As Gwartney and Wagner note in their important book, Public Choice and Constitutional Economics, the task of government consistent with the Constitution is to promote the security of individual rights and provide those services that people cannot provide for themselves. Accordingly, in a system based on mutual agreement, behavior (by government) that oppresses some for the benefit of others is pathological. [67] Maintenance of public school monopolies in Detroit and beyond allows the poor to be oppressed for the benefit of the bureaucracy. A market-based system of education ends this oppression. Choice is not only constitutional; it promotes individual rights as well.

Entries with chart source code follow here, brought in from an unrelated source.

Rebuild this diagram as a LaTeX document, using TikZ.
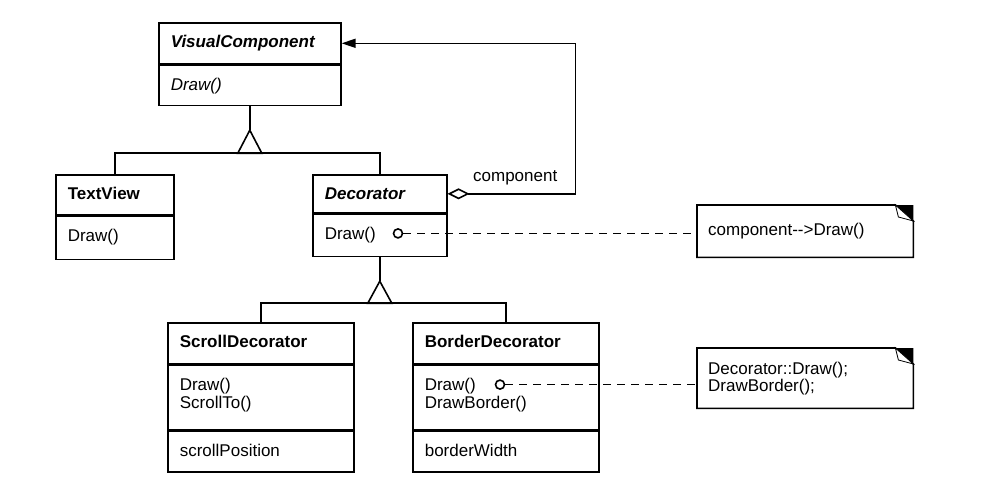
\documentclass[tikz,border=0pt]{standalone}
\usepackage{fontspec}
\setmainfont{Liberation Sans}
\usetikzlibrary{arrows.meta}
\usetikzlibrary{calc}

\tikzset{
  compart/.style={draw, line width=1.6pt, anchor=north west, inner xsep=12pt,
    inner ysep=0pt, text height=25pt, align=left,
    font=\fontsize{17}{18}\selectfont},
  notebox/.style={anchor=north west, inner xsep=11pt, inner ysep=0pt,
    text width=194pt, align=left, font=\fontsize{17}{15.5}\selectfont},
  dot/.style={circle, draw, line width=1.6pt, inner sep=0pt, minimum size=9pt, fill=white},
  link/.style={line width=1.6pt},
  dashlink/.style={line width=1.6pt, dash pattern=on 8pt off 6pt},
}

\begin{document}
\begin{tikzpicture}[x=1pt,y=-1pt]
      \useasboundingbox (0,0) rectangle (982,490);

      %classes
      \node[compart, text width=158pt, text depth=16pt] (vc) at (158,22) {\bfseries\itshape VisualComponent};
      \node[compart, text width=158pt, text depth=15pt] (vcops) at (vc.south west) {\itshape Draw()};

      \node[compart, text width=94pt, text depth=15pt] (tv) at (55,174) {\bfseries TextView};
      \node[compart, text width=94pt, text depth=18pt] (tvops) at (tv.south west) {Draw()};

      \node[compart, text width=110pt, text depth=13pt] (dec) at (312,174) {\bfseries\itshape Decorator};
      \node[compart, text width=110pt, text depth=17pt] (decops) at (dec.south west) {Draw()};

      \node[compart, text width=162pt, text depth=16pt] (sd) at (167,322) {\bfseries ScrollDecorator};
      \node[compart, text width=162pt, text depth=39pt] (sdops) at (sd.south west) {Draw()\\ScrollTo()};
      \node[compart, text width=162pt, text depth=16pt] (sdattr) at (sdops.south west) {scrollPosition};

      \node[compart, text width=162pt, text depth=16pt] (bd) at (412,322) {\bfseries BorderDecorator};
      \node[compart, text width=162pt, text depth=39pt] (bdops) at (bd.south west) {Draw()\\DrawBorder()};
      \node[compart, text width=162pt, text depth=16pt] (bdattr) at (bdops.south west) {borderWidth};

      %notes
      \node[notebox, minimum height=52pt] (note1) at (697,205) {component-{}->Draw()};
      \node[notebox, minimum height=60pt] (note2) at (697,348) {Decorator::Draw();\\DrawBorder();};

      \foreach \n in {note1,note2} {
        \draw[link] (\n.north west) -- ([xshift=-18pt]\n.north east) -- ([yshift=-16pt]\n.north east)
          -- (\n.south east) -- (\n.south west) -- cycle;
        \fill ([xshift=-18pt]\n.north east) -- (\n.north east) -- ([yshift=-16pt]\n.north east) -- cycle;
        \filldraw[fill=white, line width=0.8pt] ([xshift=-18pt]\n.north east) -- ([xshift=-15pt,yshift=-12pt]\n.north east)
          -- ([yshift=-16pt]\n.north east) -- cycle;
      }

      % inheritance from VisualComponent
      \coordinate (vcbus) at ($(vcops.south)+(0,47)$);
      \draw[link] (vcops.south) -- ($(vcbus)+(0,-23)$);
      \draw[link] (vcbus) ++(-12,0) -- ++(12,-23) -- ++(12,23) -- cycle;
      \draw[link] (tv.north) |- (vcbus);
      \draw[link] (dec.north) |- (vcbus);

      % inheritance from Decorator
      \coordinate (decbus) at ($(decops.south)+(0,46)$);
      \draw[link] (decops.south) -- ($(decbus)+(0,-22)$);
      \draw[link] (decbus) ++(-12,0) -- ++(12,-22) -- ++(12,22) -- cycle;
      \draw[link] (sd.north) |- (decbus);
      \draw[link] (bd.north) |- (decbus);

      % aggregation
      \coordinate (agg) at ($(dec.east)+(128,0)$);
      \draw[link, {Diamond[open,length=22pt,width=11pt]}-{Triangle[length=14pt,width=9pt]}]
        (dec.east) -- (agg) |- (vc.east);
      \node[anchor=base west, font=\fontsize{17}{18}\selectfont] (role) at ($(dec.east)+(22,-12)$) {component};

      % note connections
      \node[dot] (decdot) at ($(decops.west)+(86,-2)$) {};
      \node[dot] (bddot) at ($(bdops.north west)+(88,20)$) {};
      \draw[dashlink] (decdot) -- (decdot -| note1.west);
      \draw[dashlink] (bddot) -- (bddot -| note2.west);
\end{tikzpicture}
\end{document}
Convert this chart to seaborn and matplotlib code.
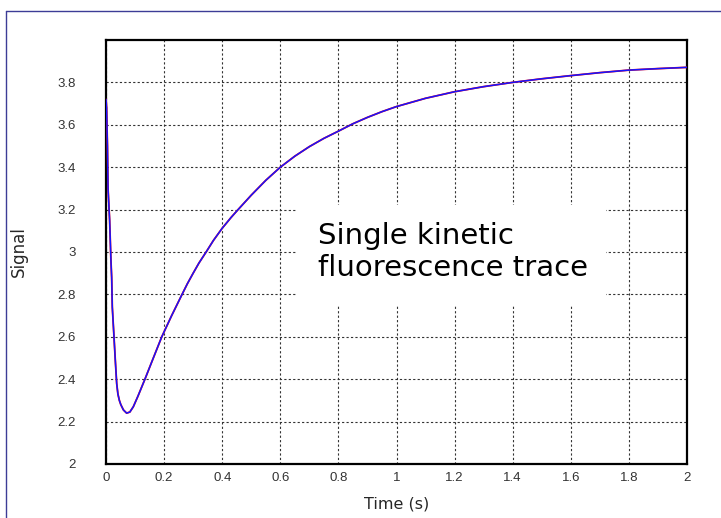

Moreover, tax credits and vouchers provide aid to parents without state discrimination. Where government treats competing activities that are secular the same way it treats religious activities, it will create neither incentives nor disincentives to engage in religious activities. [68] In our view, tax credits and vouchers move us towards the goal of neutrality. Accordingly, such a program should be embraced.

Any discussion of educational choice in Michigan would be incomplete without calling attention to Article VIII of the Constitution of Michigan. Among other things, this section precludes the provision of public monies for non-public schools. Accordingly, any serious attempt to reform education in Michigan requires that proponents of choice consider amending, changing or abolishing this section which prohibits payments, credits, tax benefits, deductions, and vouchers for parents who exercise their choice to demand better schools for their children. This provision was drafted in large part by the protectors of the public school monopoly, teacher unions.

To be sure, changing the state constitution will not be easy. It will require committed individuals and groups. The children of Detroit and Michigan demand no less.